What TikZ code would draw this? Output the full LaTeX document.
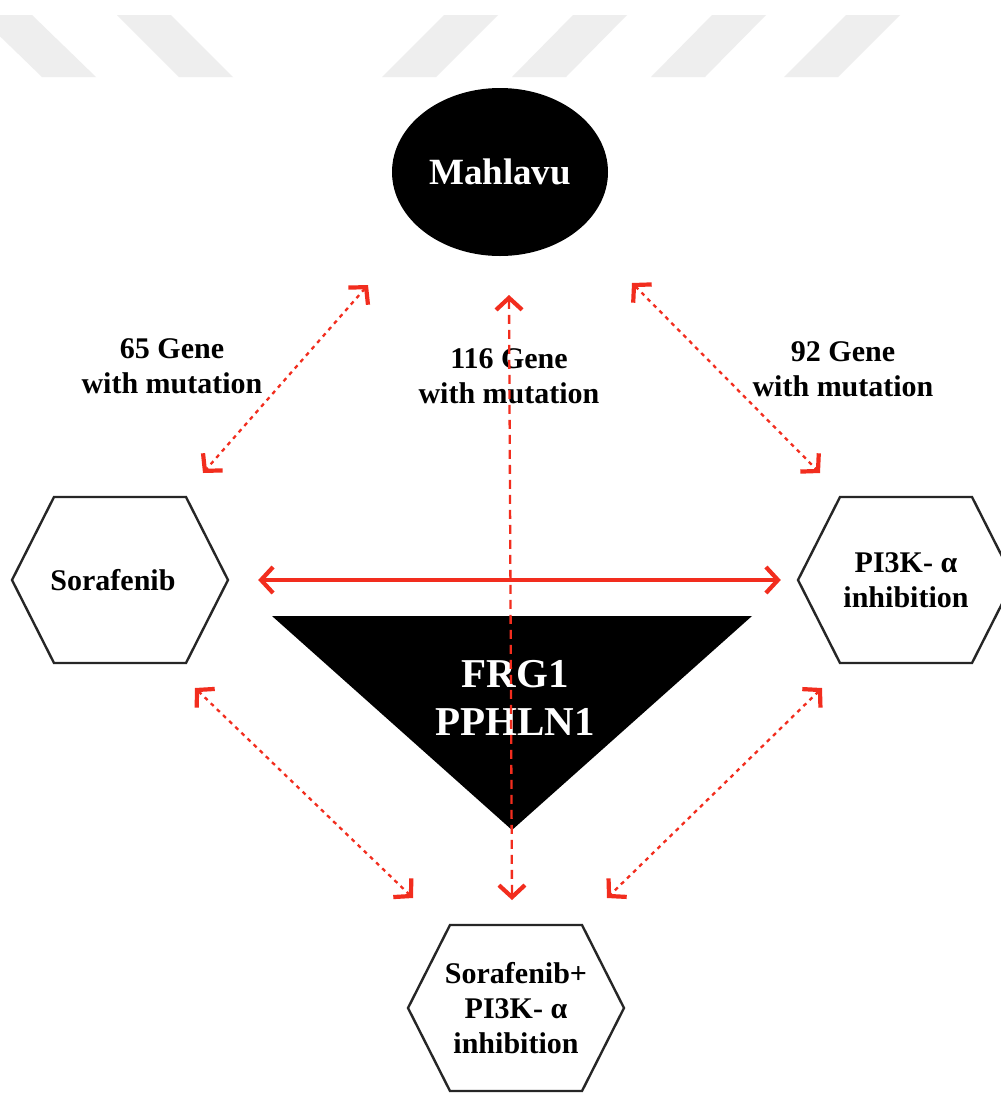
\documentclass[tikz,border=0pt]{standalone}
\usepackage{fontspec}
\setmainfont{Liberation Serif}
\usetikzlibrary{shapes.geometric,arrows.meta}
\definecolor{linkred}{RGB}{242,45,30}
\definecolor{stripegray}{RGB}{238,238,238}
\begin{document}
\begin{tikzpicture}[x=1pt,y=-1pt,
  lbl/.style={font=\fontsize{30}{35}\selectfont\bfseries, align=center, inner sep=0pt},
  hexlabel/.style={lbl, minimum width=216pt, minimum height=166pt},
  hexline/.style={draw=black!85, line width=2.4pt, line join=miter},
  barb/.tip={Straight Barb[length=12pt,width=26pt,line width=4.2pt]},
  dotlink/.style={draw=linkred, line width=2.3pt, dash pattern=on 4pt off 4.5pt, barb-barb},
  dashlink/.style={draw=linkred, line width=2.3pt, dash pattern=on 9pt off 6pt, barb-barb},
  solidlink/.style={draw=linkred, line width=3.2pt, barb-barb}]

% canvas
\fill[white] (0,0) rectangle (1001,1093);
\useasboundingbox (0,0) rectangle (1001,1093);
\clip (0,0) rectangle (1001,1093);

% decorative stripes along the top
\fill[stripegray] (-22,15) -- (32,15) -- (96,77) -- (42,77) -- cycle;
\fill[stripegray] (117,15) -- (171,15) -- (233,77) -- (179,77) -- cycle;
\foreach \t/\b in {444/382, 573/512, 712/651, 846/784}
  \fill[stripegray] (\t,15) -- (\t+54,15) -- (\b+54,77) -- (\b,77) -- cycle;

% cell line
\node[ellipse, fill=black, text=white, minimum width=216pt, minimum height=168pt,
      font=\fontsize{37}{40}\selectfont\bfseries] (mah) at (500,172) {Mahlavu};

% common genes
\fill[black] (272,616) -- (752,616) -- (512,830) -- cycle;
\node[text=white, align=center, inner sep=0pt,
      font=\fontsize{41}{48}\selectfont\bfseries] (frg) at (515,698) {FRG1\\PPHLN1};

% treatments
\node[hexlabel] (sor) at (120,580) {Sorafenib\hspace*{14pt}};
\node[hexlabel] (pik) at (906,580) {PI3K- α\\inhibition};
\node[hexlabel] (combo) at (516,1008) {Sorafenib+\\PI3K- α\\inhibition};
\foreach \h in {sor,pik,combo}
  \draw[hexline] ([xshift=-108pt]\h.center) -- ([xshift=-66pt,yshift=83pt]\h.center)
    -- ([xshift=66pt,yshift=83pt]\h.center) -- ([xshift=108pt]\h.center)
    -- ([xshift=66pt,yshift=-83pt]\h.center) -- ([xshift=-66pt,yshift=-83pt]\h.center) -- cycle;

% mutation counts
\node[lbl] (g65) at (172,366) {65 Gene\\with mutation};
\node[lbl] (g116) at (509,376) {116 Gene\\with mutation};
\node[lbl] (g92) at (843,369) {92 Gene\\with mutation};

% connector ends
\coordinate (mahL) at (368,285);
\coordinate (mahC) at (509,295);
\coordinate (mahR) at (632,283);
\coordinate (sorT) at (203,473);
\coordinate (sorB) at (195,688);
\coordinate (pikT) at (820,473);
\coordinate (pikB) at (822,688);
\coordinate (comL) at (413,898);
\coordinate (comC) at (512,900);
\coordinate (comR) at (607,898);

% connectors
\draw[dotlink] (mahL) -- (sorT);
\draw[dotlink] (mahR) -- (pikT);
\draw[dotlink] (sorB) -- (comL);
\draw[dotlink] (pikB) -- (comR);
\draw[dashlink] (mahC) -- (comC);
\draw[solidlink] ([xshift=30pt]sor.east) -- ([xshift=-17pt]pik.west);
\end{tikzpicture}
\end{document}
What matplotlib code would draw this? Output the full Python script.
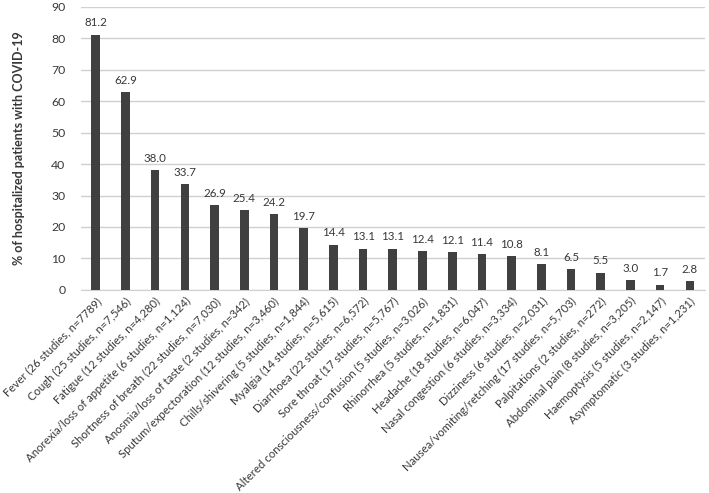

==========

Prompt:
Every line above should be repeated exactly; pictures stay out of the copy.

Task response:
What TikZ code would draw this? Output the full LaTeX document.
\documentclass[tikz,border=0pt]{standalone}
\usepackage{fontspec}
\setmainfont{Liberation Serif}
\usetikzlibrary{shapes.geometric,arrows.meta}
\definecolor{linkred}{RGB}{242,45,30}
\definecolor{stripegray}{RGB}{238,238,238}
\begin{document}
\begin{tikzpicture}[x=1pt,y=-1pt,
  lbl/.style={font=\fontsize{30}{35}\selectfont\bfseries, align=center, inner sep=0pt},
  hexlabel/.style={lbl, minimum width=216pt, minimum height=166pt},
  hexline/.style={draw=black!85, line width=2.4pt, line join=miter},
  barb/.tip={Straight Barb[length=12pt,width=26pt,line width=4.2pt]},
  dotlink/.style={draw=linkred, line width=2.3pt, dash pattern=on 4pt off 4.5pt, barb-barb},
  dashlink/.style={draw=linkred, line width=2.3pt, dash pattern=on 9pt off 6pt, barb-barb},
  solidlink/.style={draw=linkred, line width=3.2pt, barb-barb}]

% canvas
\fill[white] (0,0) rectangle (1001,1093);
\useasboundingbox (0,0) rectangle (1001,1093);
\clip (0,0) rectangle (1001,1093);

% decorative stripes along the top
\fill[stripegray] (-22,15) -- (32,15) -- (96,77) -- (42,77) -- cycle;
\fill[stripegray] (117,15) -- (171,15) -- (233,77) -- (179,77) -- cycle;
\foreach \t/\b in {444/382, 573/512, 712/651, 846/784}
  \fill[stripegray] (\t,15) -- (\t+54,15) -- (\b+54,77) -- (\b,77) -- cycle;

% cell line
\node[ellipse, fill=black, text=white, minimum width=216pt, minimum height=168pt,
      font=\fontsize{37}{40}\selectfont\bfseries] (mah) at (500,172) {Mahlavu};

% common genes
\fill[black] (272,616) -- (752,616) -- (512,830) -- cycle;
\node[text=white, align=center, inner sep=0pt,
      font=\fontsize{41}{48}\selectfont\bfseries] (frg) at (515,698) {FRG1\\PPHLN1};

% treatments
\node[hexlabel] (sor) at (120,580) {Sorafenib\hspace*{14pt}};
\node[hexlabel] (pik) at (906,580) {PI3K- α\\inhibition};
\node[hexlabel] (combo) at (516,1008) {Sorafenib+\\PI3K- α\\inhibition};
\foreach \h in {sor,pik,combo}
  \draw[hexline] ([xshift=-108pt]\h.center) -- ([xshift=-66pt,yshift=83pt]\h.center)
    -- ([xshift=66pt,yshift=83pt]\h.center) -- ([xshift=108pt]\h.center)
    -- ([xshift=66pt,yshift=-83pt]\h.center) -- ([xshift=-66pt,yshift=-83pt]\h.center) -- cycle;

% mutation counts
\node[lbl] (g65) at (172,366) {65 Gene\\with mutation};
\node[lbl] (g116) at (509,376) {116 Gene\\with mutation};
\node[lbl] (g92) at (843,369) {92 Gene\\with mutation};

% connector ends
\coordinate (mahL) at (368,285);
\coordinate (mahC) at (509,295);
\coordinate (mahR) at (632,283);
\coordinate (sorT) at (203,473);
\coordinate (sorB) at (195,688);
\coordinate (pikT) at (820,473);
\coordinate (pikB) at (822,688);
\coordinate (comL) at (413,898);
\coordinate (comC) at (512,900);
\coordinate (comR) at (607,898);

% connectors
\draw[dotlink] (mahL) -- (sorT);
\draw[dotlink] (mahR) -- (pikT);
\draw[dotlink] (sorB) -- (comL);
\draw[dotlink] (pikB) -- (comR);
\draw[dashlink] (mahC) -- (comC);
\draw[solidlink] ([xshift=30pt]sor.east) -- ([xshift=-17pt]pik.west);
\end{tikzpicture}
\end{document}
What matplotlib code would draw this? Output the full Python script.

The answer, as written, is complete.